[BEGIN]

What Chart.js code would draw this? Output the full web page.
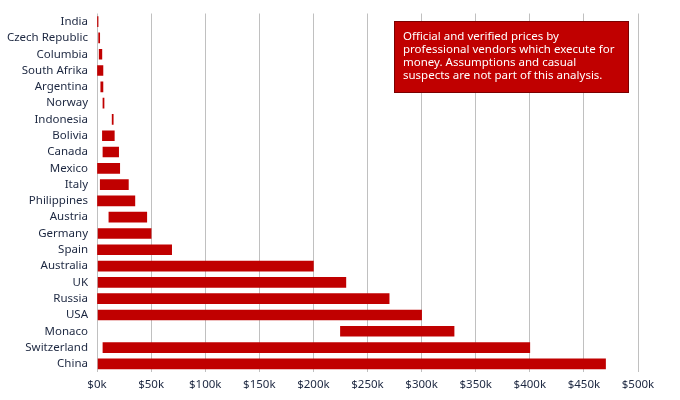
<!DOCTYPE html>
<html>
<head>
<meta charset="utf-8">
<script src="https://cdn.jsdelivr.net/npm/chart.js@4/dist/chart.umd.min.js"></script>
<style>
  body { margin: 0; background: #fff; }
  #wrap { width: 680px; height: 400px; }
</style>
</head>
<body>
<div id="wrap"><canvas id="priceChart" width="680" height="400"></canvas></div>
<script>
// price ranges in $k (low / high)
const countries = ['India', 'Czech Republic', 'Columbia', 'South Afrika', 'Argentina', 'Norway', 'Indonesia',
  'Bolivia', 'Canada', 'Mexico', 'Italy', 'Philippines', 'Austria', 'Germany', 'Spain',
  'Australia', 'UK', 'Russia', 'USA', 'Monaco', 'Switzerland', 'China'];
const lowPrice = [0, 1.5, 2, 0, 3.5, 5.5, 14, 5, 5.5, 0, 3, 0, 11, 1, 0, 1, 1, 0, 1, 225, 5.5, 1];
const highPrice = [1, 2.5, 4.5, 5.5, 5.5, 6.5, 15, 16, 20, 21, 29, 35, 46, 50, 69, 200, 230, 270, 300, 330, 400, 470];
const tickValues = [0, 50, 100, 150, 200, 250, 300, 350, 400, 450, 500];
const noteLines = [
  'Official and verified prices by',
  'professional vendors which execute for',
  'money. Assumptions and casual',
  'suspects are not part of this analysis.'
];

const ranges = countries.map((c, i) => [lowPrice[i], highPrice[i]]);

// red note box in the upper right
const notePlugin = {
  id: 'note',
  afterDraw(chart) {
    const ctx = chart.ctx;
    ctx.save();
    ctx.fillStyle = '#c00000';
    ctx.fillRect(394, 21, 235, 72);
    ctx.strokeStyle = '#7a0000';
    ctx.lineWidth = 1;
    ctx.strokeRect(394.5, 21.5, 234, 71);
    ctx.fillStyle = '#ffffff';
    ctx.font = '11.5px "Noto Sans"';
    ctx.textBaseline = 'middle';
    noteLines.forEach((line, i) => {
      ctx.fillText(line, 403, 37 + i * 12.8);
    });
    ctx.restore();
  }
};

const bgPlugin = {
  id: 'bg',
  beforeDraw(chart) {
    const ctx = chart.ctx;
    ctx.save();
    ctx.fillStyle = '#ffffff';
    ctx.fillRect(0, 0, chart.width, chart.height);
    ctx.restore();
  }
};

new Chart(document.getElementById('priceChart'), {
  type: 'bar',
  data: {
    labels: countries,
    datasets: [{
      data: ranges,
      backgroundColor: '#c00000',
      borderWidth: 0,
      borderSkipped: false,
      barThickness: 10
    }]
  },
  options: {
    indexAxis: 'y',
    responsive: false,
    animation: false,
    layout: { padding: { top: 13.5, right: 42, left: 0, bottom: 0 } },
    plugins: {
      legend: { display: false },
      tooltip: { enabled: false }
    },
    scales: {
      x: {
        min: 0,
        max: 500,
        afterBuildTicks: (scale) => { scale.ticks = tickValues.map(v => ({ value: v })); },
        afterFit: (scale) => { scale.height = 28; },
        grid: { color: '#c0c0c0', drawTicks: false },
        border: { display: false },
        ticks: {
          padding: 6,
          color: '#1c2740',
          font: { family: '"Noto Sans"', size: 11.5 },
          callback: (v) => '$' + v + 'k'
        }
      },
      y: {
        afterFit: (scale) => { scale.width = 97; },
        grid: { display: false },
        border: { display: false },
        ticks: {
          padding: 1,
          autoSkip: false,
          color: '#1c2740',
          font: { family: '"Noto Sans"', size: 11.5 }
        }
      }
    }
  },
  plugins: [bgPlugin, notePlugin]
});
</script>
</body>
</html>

[END]

### TASK REQUIREMENTS
Give only the number of lines in the listing above that include the string "this".

### OUTPUT BELOW
2